I can understand sending a fleet of five ships (say two cruisers and three bird of prey) against a group of three players. That can be tough but you can do it–if you play it right–without getting killed. And, I can understand if my team mates leave but the game already spawned those suckers, there isn’t much you can do. But, assuming I either survive that or you send the extras running to make things even, the next fleet you send me should be tied to my current state (solo) and be more like three bops or one cruiser and a couple of bops.

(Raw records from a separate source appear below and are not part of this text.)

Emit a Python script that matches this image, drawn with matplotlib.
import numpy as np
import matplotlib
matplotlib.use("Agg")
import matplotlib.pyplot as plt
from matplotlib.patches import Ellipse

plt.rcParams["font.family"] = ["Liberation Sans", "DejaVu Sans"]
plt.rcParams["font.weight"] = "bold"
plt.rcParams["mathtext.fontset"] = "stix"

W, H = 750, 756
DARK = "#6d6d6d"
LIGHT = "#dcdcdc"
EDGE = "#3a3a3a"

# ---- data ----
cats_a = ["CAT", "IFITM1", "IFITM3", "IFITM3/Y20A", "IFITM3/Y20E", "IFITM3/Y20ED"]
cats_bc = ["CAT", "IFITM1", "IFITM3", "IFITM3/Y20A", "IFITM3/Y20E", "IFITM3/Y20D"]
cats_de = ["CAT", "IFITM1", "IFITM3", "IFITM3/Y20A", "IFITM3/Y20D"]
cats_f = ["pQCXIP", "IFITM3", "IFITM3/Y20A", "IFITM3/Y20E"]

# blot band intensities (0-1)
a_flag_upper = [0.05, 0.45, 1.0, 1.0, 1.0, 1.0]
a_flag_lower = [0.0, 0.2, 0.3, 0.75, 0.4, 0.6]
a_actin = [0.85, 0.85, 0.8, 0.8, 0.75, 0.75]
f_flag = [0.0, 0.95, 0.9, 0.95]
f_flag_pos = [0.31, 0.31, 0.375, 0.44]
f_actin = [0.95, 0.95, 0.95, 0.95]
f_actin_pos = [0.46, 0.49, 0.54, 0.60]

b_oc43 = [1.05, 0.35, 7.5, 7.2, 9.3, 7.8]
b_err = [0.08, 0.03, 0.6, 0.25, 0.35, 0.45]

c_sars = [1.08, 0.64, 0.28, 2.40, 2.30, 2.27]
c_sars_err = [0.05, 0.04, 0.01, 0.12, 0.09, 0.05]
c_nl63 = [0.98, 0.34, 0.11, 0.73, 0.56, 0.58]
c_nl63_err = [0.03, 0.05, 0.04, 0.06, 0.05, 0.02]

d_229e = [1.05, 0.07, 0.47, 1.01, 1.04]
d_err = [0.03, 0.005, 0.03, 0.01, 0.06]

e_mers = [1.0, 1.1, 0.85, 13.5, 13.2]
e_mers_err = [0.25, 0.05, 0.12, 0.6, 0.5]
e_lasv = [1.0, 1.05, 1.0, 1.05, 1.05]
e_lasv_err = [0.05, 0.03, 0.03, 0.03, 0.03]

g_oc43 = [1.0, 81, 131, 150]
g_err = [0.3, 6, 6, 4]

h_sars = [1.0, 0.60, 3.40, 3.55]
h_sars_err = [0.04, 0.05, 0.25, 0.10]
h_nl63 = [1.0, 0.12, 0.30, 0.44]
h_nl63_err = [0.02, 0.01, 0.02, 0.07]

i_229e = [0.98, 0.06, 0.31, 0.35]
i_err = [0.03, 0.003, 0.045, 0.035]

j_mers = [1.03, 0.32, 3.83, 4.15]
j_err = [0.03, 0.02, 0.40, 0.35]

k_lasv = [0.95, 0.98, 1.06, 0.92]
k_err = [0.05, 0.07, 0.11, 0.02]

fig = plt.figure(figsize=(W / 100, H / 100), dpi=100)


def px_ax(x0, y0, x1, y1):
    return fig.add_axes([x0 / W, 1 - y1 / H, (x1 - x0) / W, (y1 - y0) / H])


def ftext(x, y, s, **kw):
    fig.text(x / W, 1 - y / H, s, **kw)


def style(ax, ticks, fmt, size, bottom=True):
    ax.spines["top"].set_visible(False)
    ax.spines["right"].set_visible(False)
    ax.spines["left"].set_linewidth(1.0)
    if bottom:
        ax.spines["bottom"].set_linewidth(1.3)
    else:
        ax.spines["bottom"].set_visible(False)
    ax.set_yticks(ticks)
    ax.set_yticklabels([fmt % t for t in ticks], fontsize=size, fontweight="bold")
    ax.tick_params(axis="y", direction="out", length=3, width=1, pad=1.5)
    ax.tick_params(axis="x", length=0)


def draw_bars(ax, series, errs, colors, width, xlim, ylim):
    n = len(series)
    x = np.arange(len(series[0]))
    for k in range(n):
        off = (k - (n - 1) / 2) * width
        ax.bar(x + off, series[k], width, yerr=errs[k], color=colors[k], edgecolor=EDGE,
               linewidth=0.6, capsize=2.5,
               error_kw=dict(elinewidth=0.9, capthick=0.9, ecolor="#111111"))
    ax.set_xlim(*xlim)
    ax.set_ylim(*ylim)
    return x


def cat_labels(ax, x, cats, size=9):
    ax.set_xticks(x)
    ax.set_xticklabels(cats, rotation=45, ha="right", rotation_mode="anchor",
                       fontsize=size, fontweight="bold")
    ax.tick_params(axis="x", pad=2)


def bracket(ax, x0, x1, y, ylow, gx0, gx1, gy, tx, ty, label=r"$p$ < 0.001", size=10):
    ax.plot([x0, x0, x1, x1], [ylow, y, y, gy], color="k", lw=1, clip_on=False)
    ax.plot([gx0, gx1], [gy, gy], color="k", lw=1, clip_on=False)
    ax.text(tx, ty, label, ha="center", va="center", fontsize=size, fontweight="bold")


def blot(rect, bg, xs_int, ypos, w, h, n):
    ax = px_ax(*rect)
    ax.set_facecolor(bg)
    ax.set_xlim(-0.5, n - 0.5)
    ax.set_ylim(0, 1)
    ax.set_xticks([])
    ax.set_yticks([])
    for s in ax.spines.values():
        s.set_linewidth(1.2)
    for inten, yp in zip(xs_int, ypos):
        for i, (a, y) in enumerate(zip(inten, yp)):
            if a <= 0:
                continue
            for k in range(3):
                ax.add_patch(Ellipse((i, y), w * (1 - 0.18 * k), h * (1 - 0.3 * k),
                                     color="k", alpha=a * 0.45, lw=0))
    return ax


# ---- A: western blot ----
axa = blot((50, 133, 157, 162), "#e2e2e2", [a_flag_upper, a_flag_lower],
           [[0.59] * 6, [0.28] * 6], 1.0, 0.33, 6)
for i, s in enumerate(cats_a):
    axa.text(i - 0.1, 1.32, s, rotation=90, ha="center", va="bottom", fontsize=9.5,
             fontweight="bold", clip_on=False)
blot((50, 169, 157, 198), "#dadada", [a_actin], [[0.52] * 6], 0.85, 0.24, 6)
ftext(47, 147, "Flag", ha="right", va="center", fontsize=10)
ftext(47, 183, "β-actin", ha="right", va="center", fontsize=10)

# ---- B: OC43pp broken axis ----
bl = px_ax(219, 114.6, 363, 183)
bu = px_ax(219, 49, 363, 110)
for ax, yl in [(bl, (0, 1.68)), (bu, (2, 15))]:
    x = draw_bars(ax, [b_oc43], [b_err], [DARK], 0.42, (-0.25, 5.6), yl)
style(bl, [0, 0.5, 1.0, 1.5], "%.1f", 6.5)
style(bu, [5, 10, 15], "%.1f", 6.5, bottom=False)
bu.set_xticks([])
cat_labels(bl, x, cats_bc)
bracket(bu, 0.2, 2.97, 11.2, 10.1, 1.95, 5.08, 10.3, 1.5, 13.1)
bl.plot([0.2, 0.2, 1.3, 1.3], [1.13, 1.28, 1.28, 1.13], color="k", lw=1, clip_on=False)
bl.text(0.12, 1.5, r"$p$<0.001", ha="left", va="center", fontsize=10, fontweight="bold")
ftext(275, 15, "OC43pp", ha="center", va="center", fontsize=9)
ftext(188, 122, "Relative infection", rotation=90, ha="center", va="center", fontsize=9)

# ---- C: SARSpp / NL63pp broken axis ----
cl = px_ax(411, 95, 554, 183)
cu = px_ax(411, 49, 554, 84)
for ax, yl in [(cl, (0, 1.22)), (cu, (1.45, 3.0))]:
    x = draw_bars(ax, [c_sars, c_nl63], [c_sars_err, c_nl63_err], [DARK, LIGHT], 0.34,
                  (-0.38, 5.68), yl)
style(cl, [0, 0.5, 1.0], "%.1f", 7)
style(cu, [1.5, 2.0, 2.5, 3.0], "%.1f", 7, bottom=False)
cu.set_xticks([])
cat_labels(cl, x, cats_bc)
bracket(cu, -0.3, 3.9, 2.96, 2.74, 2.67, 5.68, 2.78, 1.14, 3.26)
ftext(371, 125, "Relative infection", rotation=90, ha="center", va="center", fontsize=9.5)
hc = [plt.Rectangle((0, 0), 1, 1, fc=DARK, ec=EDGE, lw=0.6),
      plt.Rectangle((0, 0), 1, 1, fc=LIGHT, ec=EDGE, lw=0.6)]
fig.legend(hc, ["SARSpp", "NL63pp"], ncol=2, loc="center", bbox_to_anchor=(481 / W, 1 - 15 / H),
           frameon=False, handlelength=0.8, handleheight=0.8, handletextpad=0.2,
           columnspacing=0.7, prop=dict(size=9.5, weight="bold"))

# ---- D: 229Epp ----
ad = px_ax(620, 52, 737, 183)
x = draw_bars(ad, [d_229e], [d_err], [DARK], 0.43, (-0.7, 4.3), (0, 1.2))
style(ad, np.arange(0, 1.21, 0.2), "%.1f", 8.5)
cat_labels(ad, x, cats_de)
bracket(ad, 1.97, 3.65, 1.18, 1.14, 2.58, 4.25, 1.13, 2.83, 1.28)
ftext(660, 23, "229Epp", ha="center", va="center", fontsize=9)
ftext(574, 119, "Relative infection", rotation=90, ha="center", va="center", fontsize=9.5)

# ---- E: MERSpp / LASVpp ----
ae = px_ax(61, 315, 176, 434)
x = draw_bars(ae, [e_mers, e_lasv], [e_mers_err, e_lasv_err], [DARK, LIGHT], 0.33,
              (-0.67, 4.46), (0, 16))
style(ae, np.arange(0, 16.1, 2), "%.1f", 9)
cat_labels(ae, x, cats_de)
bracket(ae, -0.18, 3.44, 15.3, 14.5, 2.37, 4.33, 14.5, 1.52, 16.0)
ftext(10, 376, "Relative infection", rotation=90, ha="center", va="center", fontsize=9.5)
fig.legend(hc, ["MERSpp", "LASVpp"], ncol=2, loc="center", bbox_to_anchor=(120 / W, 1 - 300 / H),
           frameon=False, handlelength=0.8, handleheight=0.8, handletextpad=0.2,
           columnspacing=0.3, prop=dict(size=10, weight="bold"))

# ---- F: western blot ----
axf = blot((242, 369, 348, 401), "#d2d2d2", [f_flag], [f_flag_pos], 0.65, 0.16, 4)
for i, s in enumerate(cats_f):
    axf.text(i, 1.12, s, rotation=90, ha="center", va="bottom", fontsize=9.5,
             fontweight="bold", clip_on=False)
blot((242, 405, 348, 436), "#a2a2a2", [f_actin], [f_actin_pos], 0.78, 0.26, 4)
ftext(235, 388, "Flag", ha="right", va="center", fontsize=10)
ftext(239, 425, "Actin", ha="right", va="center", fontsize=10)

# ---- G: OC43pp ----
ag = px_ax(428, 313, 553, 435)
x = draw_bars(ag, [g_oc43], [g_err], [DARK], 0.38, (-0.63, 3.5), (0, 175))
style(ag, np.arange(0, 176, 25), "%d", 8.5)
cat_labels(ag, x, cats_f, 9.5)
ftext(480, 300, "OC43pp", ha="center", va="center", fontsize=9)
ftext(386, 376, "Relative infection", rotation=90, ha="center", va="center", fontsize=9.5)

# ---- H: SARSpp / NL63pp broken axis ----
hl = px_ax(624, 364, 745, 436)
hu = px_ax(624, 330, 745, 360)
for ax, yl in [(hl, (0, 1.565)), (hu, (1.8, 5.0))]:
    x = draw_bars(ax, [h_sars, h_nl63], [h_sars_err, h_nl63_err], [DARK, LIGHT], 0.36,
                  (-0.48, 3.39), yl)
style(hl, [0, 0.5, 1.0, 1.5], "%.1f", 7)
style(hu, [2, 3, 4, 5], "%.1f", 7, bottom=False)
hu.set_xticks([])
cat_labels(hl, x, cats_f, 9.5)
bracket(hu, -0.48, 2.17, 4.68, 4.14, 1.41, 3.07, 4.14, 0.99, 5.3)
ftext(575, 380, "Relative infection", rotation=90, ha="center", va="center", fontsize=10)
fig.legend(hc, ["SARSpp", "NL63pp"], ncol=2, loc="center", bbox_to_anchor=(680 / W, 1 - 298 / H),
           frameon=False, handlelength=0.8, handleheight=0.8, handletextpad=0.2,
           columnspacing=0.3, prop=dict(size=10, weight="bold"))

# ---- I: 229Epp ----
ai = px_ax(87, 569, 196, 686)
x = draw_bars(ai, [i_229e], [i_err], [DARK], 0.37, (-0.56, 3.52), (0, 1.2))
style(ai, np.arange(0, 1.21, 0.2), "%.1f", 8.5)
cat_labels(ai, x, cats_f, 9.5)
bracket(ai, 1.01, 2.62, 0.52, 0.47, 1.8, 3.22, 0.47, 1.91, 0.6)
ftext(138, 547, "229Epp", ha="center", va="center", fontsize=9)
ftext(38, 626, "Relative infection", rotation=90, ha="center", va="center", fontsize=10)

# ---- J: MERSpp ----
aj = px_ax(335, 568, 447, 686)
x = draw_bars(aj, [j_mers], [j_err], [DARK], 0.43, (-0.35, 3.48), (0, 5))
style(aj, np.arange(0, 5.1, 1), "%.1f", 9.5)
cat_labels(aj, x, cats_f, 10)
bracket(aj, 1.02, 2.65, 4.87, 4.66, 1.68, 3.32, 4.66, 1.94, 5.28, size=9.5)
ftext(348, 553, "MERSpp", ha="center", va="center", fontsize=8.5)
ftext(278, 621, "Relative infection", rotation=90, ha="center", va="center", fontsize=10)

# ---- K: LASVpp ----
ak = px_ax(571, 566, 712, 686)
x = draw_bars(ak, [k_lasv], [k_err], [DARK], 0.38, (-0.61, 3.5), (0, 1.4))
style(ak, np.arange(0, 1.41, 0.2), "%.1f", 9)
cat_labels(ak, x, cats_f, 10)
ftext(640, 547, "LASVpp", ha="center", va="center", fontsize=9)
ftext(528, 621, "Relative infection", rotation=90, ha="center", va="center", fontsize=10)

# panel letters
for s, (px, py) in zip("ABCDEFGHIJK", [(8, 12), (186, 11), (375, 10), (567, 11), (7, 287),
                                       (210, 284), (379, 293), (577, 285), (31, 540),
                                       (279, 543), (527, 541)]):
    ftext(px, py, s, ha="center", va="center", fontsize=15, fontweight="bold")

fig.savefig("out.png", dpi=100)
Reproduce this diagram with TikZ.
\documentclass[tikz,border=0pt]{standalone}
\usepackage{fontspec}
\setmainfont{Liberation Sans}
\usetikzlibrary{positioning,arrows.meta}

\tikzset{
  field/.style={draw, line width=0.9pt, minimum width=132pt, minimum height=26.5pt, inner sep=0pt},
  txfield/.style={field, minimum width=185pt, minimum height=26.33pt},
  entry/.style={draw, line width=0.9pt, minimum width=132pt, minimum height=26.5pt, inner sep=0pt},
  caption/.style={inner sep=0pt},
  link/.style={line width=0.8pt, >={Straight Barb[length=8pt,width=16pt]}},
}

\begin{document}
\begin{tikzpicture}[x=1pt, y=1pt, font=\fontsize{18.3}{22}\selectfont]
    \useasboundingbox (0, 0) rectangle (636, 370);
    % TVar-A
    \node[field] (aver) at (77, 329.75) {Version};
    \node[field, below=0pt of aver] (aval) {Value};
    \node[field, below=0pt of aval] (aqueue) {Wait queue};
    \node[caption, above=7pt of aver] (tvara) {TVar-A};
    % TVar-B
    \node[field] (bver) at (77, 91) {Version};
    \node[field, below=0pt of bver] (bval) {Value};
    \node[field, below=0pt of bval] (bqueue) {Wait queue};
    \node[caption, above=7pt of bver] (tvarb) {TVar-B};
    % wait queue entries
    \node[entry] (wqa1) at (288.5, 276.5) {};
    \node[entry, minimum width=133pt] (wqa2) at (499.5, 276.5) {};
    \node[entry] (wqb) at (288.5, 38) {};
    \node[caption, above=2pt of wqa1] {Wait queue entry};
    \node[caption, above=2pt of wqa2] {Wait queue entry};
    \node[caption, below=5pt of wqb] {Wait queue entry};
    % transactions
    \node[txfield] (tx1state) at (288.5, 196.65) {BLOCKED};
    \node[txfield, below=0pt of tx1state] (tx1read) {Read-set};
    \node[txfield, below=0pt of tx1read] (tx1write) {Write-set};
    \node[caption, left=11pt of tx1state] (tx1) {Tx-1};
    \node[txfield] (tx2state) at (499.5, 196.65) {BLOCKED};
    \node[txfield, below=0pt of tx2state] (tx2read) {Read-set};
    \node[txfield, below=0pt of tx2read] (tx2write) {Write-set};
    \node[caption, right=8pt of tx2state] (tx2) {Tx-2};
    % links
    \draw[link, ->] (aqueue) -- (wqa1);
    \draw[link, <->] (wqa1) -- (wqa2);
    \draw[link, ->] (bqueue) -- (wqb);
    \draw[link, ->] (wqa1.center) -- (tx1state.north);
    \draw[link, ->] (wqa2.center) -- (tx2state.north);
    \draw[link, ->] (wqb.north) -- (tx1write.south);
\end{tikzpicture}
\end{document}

I guess we’ll see how things turn out once the game launches. I for one, though, think this game will have it’s time as all of them do at launch but will eventually settle on a niche subset of players that will keep the game alive for a couple years. The starship combat is fun when balanced (or tipped in your favor) and the missions stack towards starships rather than ground combat (so far). That combined with the PVP that I haven’t seen yet could keep that subset of players happy for a while.